Nevertheless, the OSP – which is expected to be outlined this month – has been criticised for diluting the EU’s sustainability drive and putting yet more regulatory loads on the shoulders of businesses.

Judy Kuszewski, chief executive of sustainability consultancy Sancroft International, said that the OSP will weaken the standards it sets out to streamline – the CSRD, the Corporate Sustainability Due Diligence Directive (CSDDD) and the EU Taxonomy, which provides the basic framework for the EU’s ESG regulations.

“Rather than helping, we believe this drive towards standards interoperability threatens the value of existing standards and will weaken protections for people and the planet,” Kuszewski wrote in a mailout. “It will also cause serious headaches for businesses that have already invested significantly in compliance with CSRD and CSDDD.”

Some Optimism

The Semarchy CSRD Data Readiness Report did have some bright spots. It found that two-thirds of respondents had appointed senior data professionals to oversee auditing of CSRD-related data and about the same proportion said they recognised sustainability reporting as having business value as well as being a regulatory burden.
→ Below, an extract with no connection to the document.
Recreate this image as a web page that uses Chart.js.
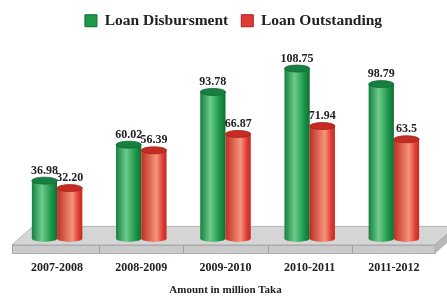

“It is not merely a reporting obligation but fundamentally redefines the essence of how organisations drive their operational and commercial strategy,” Xavier Gardie?s, senior partner, head of consulting at French data consultancy firm Micropole wrote in the report. “It requires companies to undertake a business-wide project that engages the entire value chain.”

The report’s authors said that the shortcomings found among companies were not due to a lack of data. In fact, they said, nine-tenths had been gathering data for at least year. The problem was in data management and data auditing.

“Organisations must shift their perspective on compliance and reporting,” wrote Chapron. “Rather than viewing it as a complex burden, businesses can leverage the centralised data for better decision-making and create long-term value. Simplified data management turns audit-readiness into a strategic advantage.”